新・幕末史~グローバル・ヒストリーで読み解く列強VS.日本~
(NHKスペシャル取材班/幻冬舎新書)
2022年にNHKスペシャルで放送された「新・幕末史 グローバル・ヒストリー」の内容をさらに深めて書籍化したものらしい。(放送は見ていない。)
本書は、黒船来航の1853年から戊辰戦争が終結した1869年までを取り上げ、列強諸国(英国、フランス、ロシア、プロイセン、アメリカ)が、新体制への移行、特に戊辰戦争にどのように関わったかを、各国に遺された外交文書の分析を通じて明らかにする、というもの。
帝国主義的な植民地獲得競争の中で、列強の動向によっては、日本が植民地となったり、傀儡政権化するおそれも十分にあった。
また、当時の我が国の課題は、そのまま、その後の発展方向(とその限界)に直結している。歴史に「もし」を持ち込んではいけないといわれるが、さまざまな「もし」が想定し得る時代。

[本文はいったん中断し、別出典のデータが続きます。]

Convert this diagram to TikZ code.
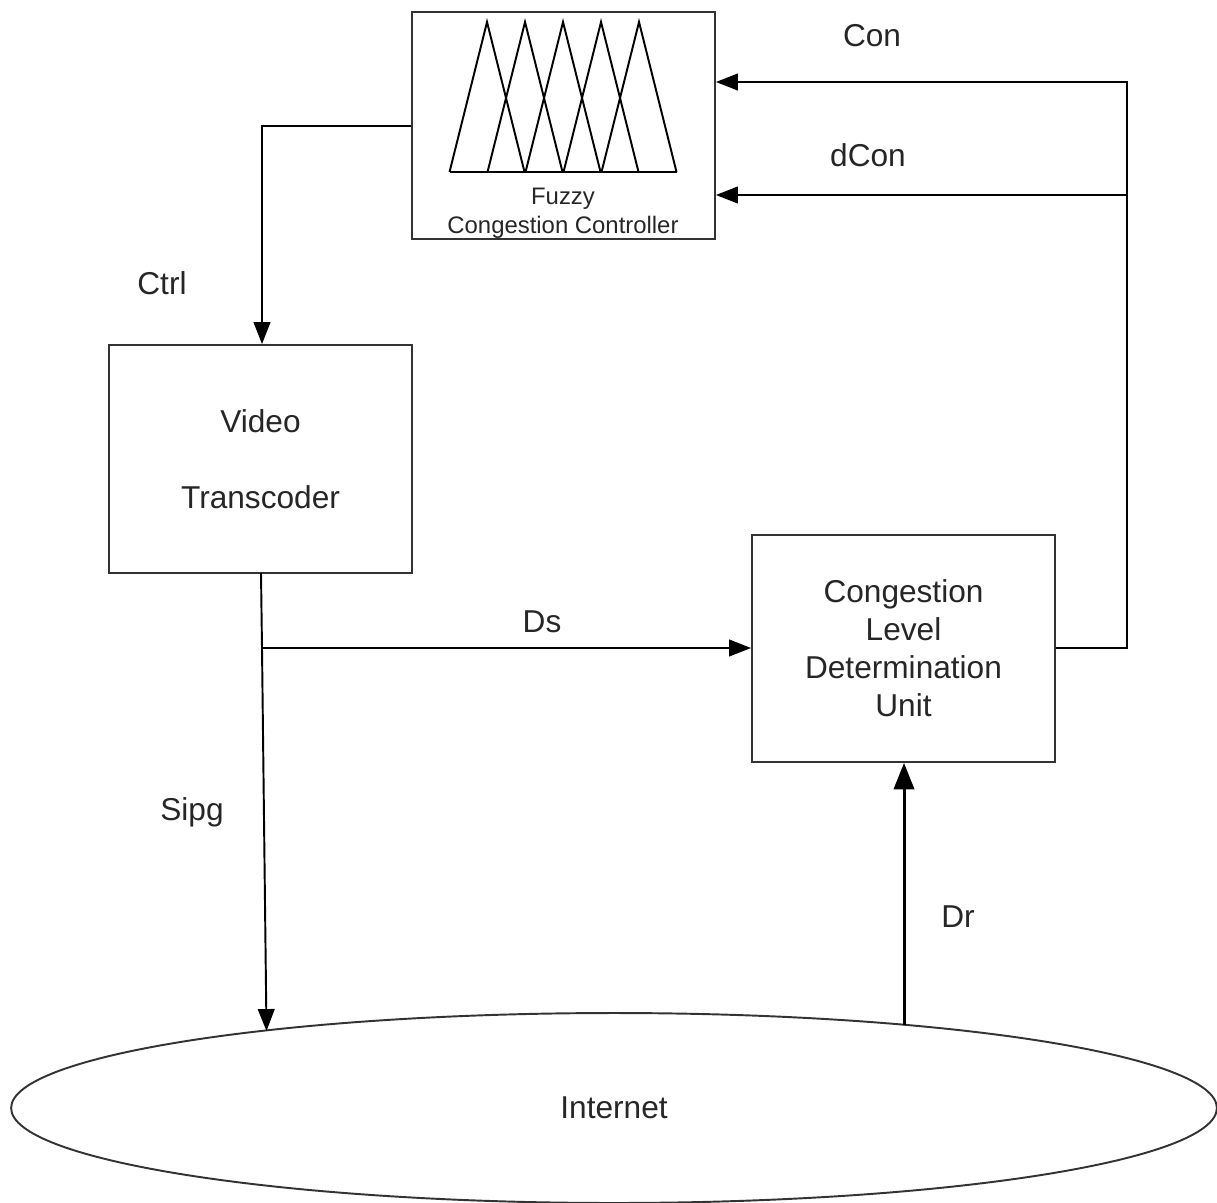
\documentclass[tikz,border=0pt]{standalone}
\usepackage{fontspec}
\setmainfont{Liberation Sans}
\usetikzlibrary{arrows.meta,shapes.geometric}
\begin{document}
\begin{tikzpicture}[x=0.02cm,y=-0.02cm,
  box/.style={draw=black!80,line width=1.1pt,minimum width=6.06cm,minimum height=4.56cm,inner sep=0pt,align=center,font=\fontsize{18}{21.6}\selectfont,text=black!85},
  conn/.style={draw=black,line width=1.1pt},
  arr/.style={conn,-{Triangle[length=12.5pt,width=9.5pt]}},
  lbl/.style={font=\fontsize{18}{21.6}\selectfont,text=black!85}]
\useasboundingbox (0,0) rectangle (1217,1203);
% nodes
\node[box,minimum height=4.54cm] (fcc) at (563.5,125.5) {};
\node[box] (vt) at (260.5,459) {Video\\[22pt]Transcoder};
\node[box,minimum height=4.54cm] (cldu) at (903.5,648.5) {Congestion\\Level\\Determination\\Unit};
\node[draw=black!80,line width=1.1pt,ellipse,minimum width=24.12cm,minimum height=3.8cm,inner sep=0pt,font=\fontsize{18}{21.6}\selectfont,text=black!85] (net) at (614,1108) {Internet};
% fuzzy triangles
\foreach \a in {487,525,563,601,639}{
  \draw[line width=1.1pt] (\a-37.5,172) -- (\a,22) -- (\a+37.5,172);
}
\draw[line width=1.1pt] (450,172) -- (677,172);
\node[font=\fontsize{13.6}{16.3}\selectfont,align=center,text=black!85] (ftxt) at (563,213) {Fuzzy\\Congestion Controller};
% connectors
\coordinate (c1) at (262,126);
\draw[arr] (fcc.west |- c1) -| (vt.north -| c1);
\coordinate (s0) at (261,573);
\coordinate (s1) at (262,648);
\coordinate (s2) at (266.5,1031);
\draw[conn] (s0) -- (s1);
\draw[arr] (s1) -- (s2);
\draw[arr] (s1) -- (cldu.west |- s1);
\coordinate (r1) at (1127,648);
\coordinate (r2) at (1127,82);
\coordinate (r3) at (1127,195);
\draw[arr] (cldu.east |- r1) -- (r1) -- (r2) -- (fcc.east |- r2);
\draw[arr] (r3) -- (fcc.east |- r3);
\coordinate (d0) at (904,1025);
\draw[conn,line width=1.7pt,-{Triangle[length=15pt,width=11.5pt]}] (d0) -- (cldu.south -| d0);
% labels
\node[lbl] (lcon) at (872,36) {Con};
\node[lbl] (ldcon) at (868,155) {dCon};
\node[lbl] (lctrl) at (162,283) {Ctrl};
\node[lbl] (lds) at (542,622) {Ds};
\node[lbl] (lsipg) at (192,812) {Sipg};
\node[lbl] (ldr) at (958,917) {Dr};
\end{tikzpicture}
\end{document}
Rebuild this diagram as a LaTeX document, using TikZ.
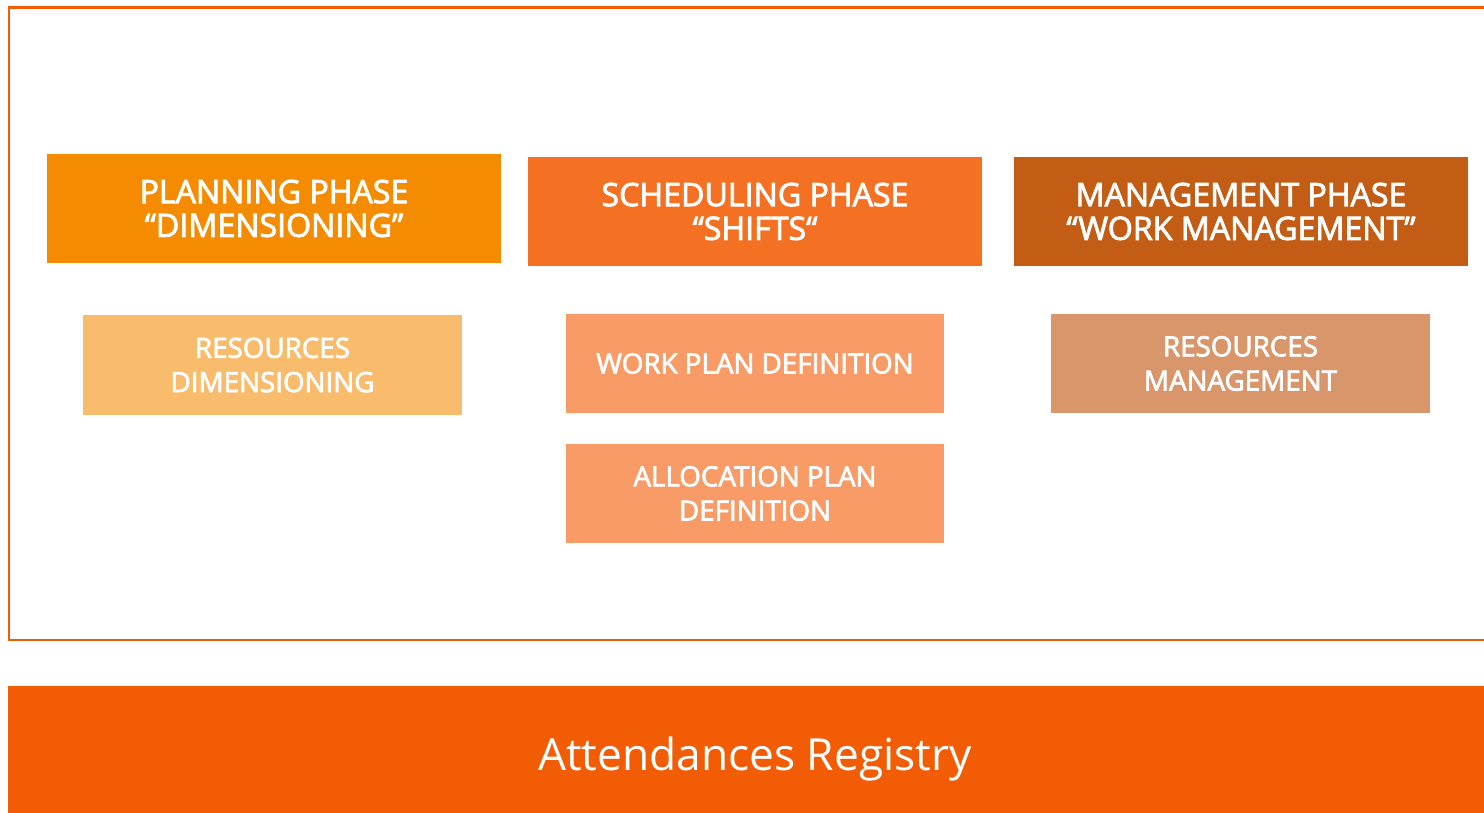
\documentclass[tikz,border=0pt]{standalone}
\usepackage{fontspec}
\setmainfont{Open Sans}
\newfontfamily\boxfont[FakeBold=2.6]{Open Sans}
\definecolor{frameorange}{RGB}{242,92,5}
\definecolor{planorange}{RGB}{245,139,0}
\definecolor{schedorange}{RGB}{244,112,34}
\definecolor{managebrown}{RGB}{195,92,20}
\definecolor{plansub}{RGB}{249,188,108}
\definecolor{schedsub}{RGB}{248,155,103}
\definecolor{managesub}{RGB}{217,150,106}
\tikzset{
  phase/.style={fill=#1, text=white, align=center, inner sep=0pt,
    minimum width=9.08cm, minimum height=2.18cm,
    font=\boxfont\fontsize{18.3}{19.2}\selectfont},
  task/.style={fill=#1, text=white, align=center, inner sep=0pt,
    minimum width=7.58cm, minimum height=2.0cm,
    font=\boxfont\fontsize{15.8}{19.5}\selectfont}
}
\begin{document}
\begin{tikzpicture}[x=0.02cm,y=-0.02cm]
\useasboundingbox (0,0) rectangle (1484,813);
\clip (0,0) rectangle (1484,813);
% outer frame, open to the right
\draw[frameorange, line width=1.7pt] (9,8) rectangle (1520,640);
% the three phases
\node[phase=planorange] (plan) at (274,208.5) {PLANNING PHASE\\“DIMENSIONING”};
\node[phase=schedorange] (sched) at (755,211.5) {SCHEDULING PHASE\\“SHIFTS“};
\node[phase=managebrown] (manage) at (1241,211.5) {MANAGEMENT PHASE\\“WORK MANAGEMENT”};
% activities below each phase
\node[task=plansub] (resdim) at (272.5,365) {RESOURCES\\DIMENSIONING};
\node[task=schedsub] (workplan) at (755,363.5) {WORK PLAN DEFINITION};
\node[task=schedsub] (alloc) at (755,493.5) {ALLOCATION PLAN\\DEFINITION};
\node[task=managesub] (resman) at (1240.5,363.5) {RESOURCES\\MANAGEMENT};
% registry bar along the bottom
\fill[frameorange] (8,686) rectangle (1520,830);
\node[text=white, font=\fontsize{25.2}{30}\selectfont] (registry) at (755,759) {Attendances Registry};
\end{tikzpicture}
\end{document}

明治維新から150年余り、当時の激動の歴史は、現代と地続きであることを実感した。
そして、当時の各国のむきだしの欲望は、地政学的な観点で見ると、必ずしも過去の遺物として看過できるものではない、とも思った。
読後に考えることが多かった一冊。
歴史は繰り返さない、だが韻を踏む。
と、誰かが言っています。
戦国時代以来の本格的な内戦の結果、かなり専制的な体制が出来てしまったことに残念な思いはありますが、何ごともそれ程うまくはいかないものでしょう。